The Indian law is not just grey on the distinction between satire and parody to an effect that it considers both as same and decides on a case-to-case basis, but it also lacks a direct statutory provision dealing with parodies directly and is therefore based on judgments of the courts. Tests like the four-factor tests[2]in USA are absent from the Indian showcase. The discourse, debates, and precedence on the potential role of “freedom of speech and expression” under Article 19 of the Constitution and its interplay with parody is also not well delved upon in our country.

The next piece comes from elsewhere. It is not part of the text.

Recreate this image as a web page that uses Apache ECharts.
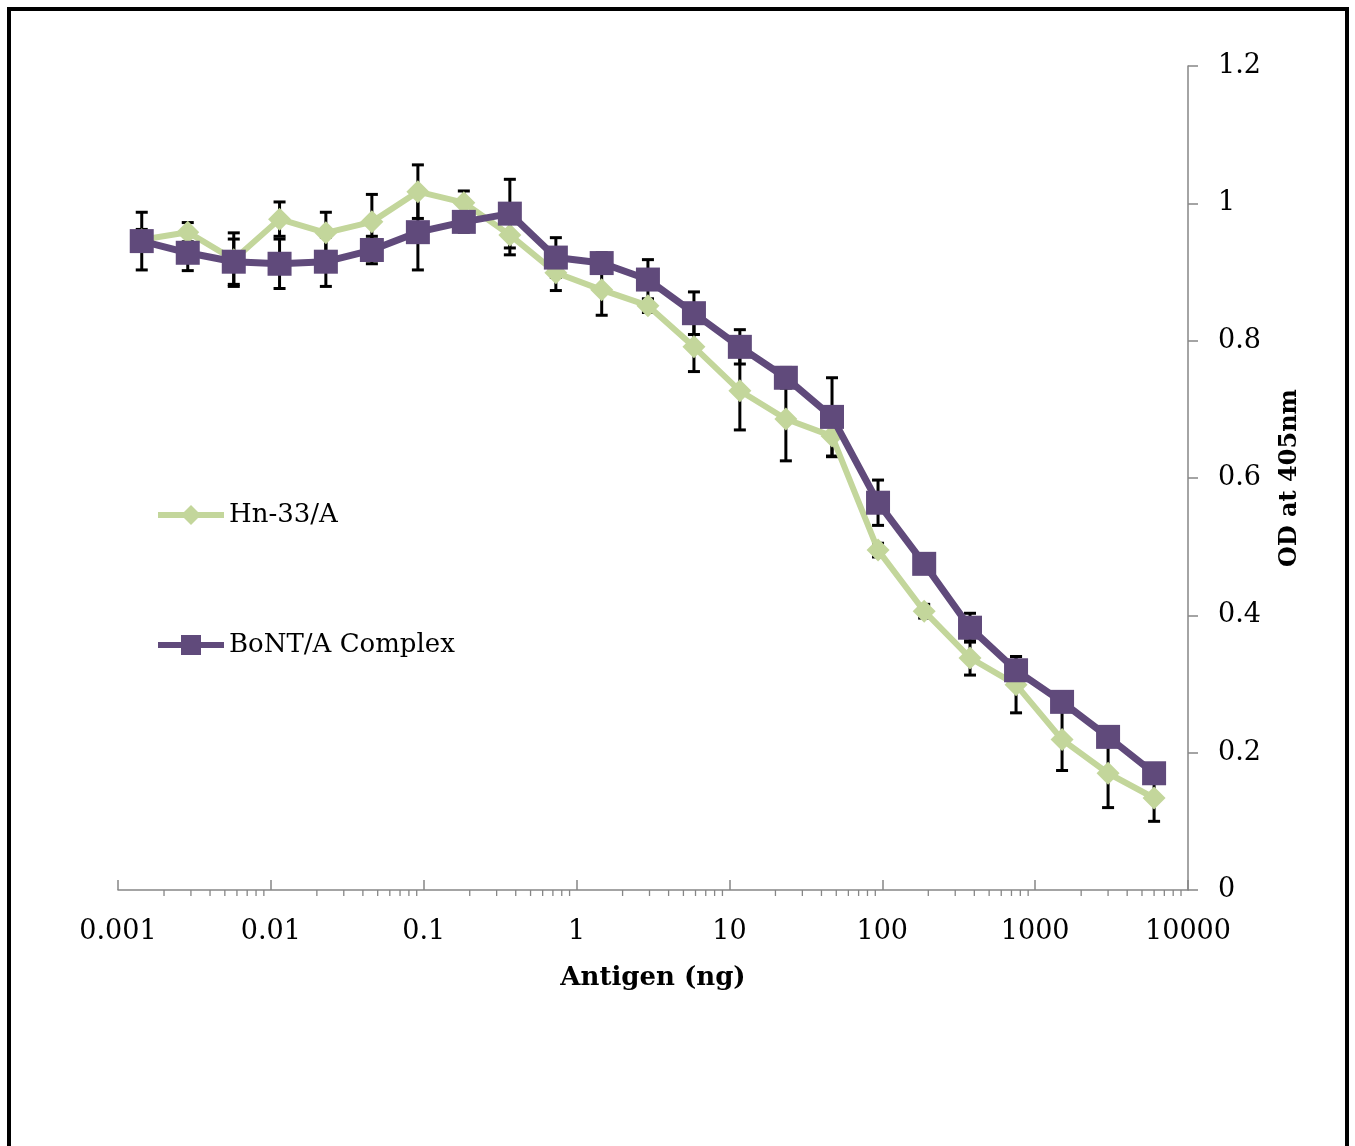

The general notion regarding an instance involving a parody and copyrights infringement is that parodies are protected under the doctrine of “fair use” as given under Section 52 of the Copyright Act 1957. The arguments arise due to the open-ended nature of the term fair use which has to be interpreted individually.  Furthermore, the moral rights (Section 57 of the Act) like. right against any act of distortion, mutilation, modification, or untoward act done to an author’s original work, over a copyrighted work are put into perspective, as no owner would give allowance to use his/her work, that too for criticism nonetheless.  But that being said the general view accepted can be understood by Civic Chandran v. Ammini Amma[3] case of Kerela High Court, wherein emphasis by the Hon’ble Court lay upon the intention of creation of parody. Meaning whereby a critique of a work by the means of a critical criticism or critical ridicule can be established clearly by a parodist, they can claim the defense of fair use against the copyright infringement. Moreover, the court also laid emphasis on the nature of both the works, which means if both the works revolve around similar themes (which is the case with parodies), then events and incidents are bound to be similar and hence would not constitute an infringement.

Although the ground to make use of the defense of fair use is well established, i.e., to prove a critical imitation, but there is still a lack of jurisprudential clarity on how to prove the critical imitation and how is it different from a blatant imitation. Therefore, while the “what” is answered, the “how” part of the riddle remains yet to be answered.

To summarise, today, a parodist who establishes a degree of critique to his parody work, in terms of criticism, mockery or ridicule or any other form, and can therefore show that the work is not a blatant imitation for the sake of it, can be protected under “fair use”. Otherwise, any other work whether falling into the category of satire or not would be in infringement of rights of copyright.

By

Ranjul Malik

Army Institute of Law, Mohali.

1st Year Student


[1] Campbell v. Acuff-Rose Music, Inc 510 U.S. 569 (1994).

[2] Folsom v. Marsh, 9 F Cas 342 (1841).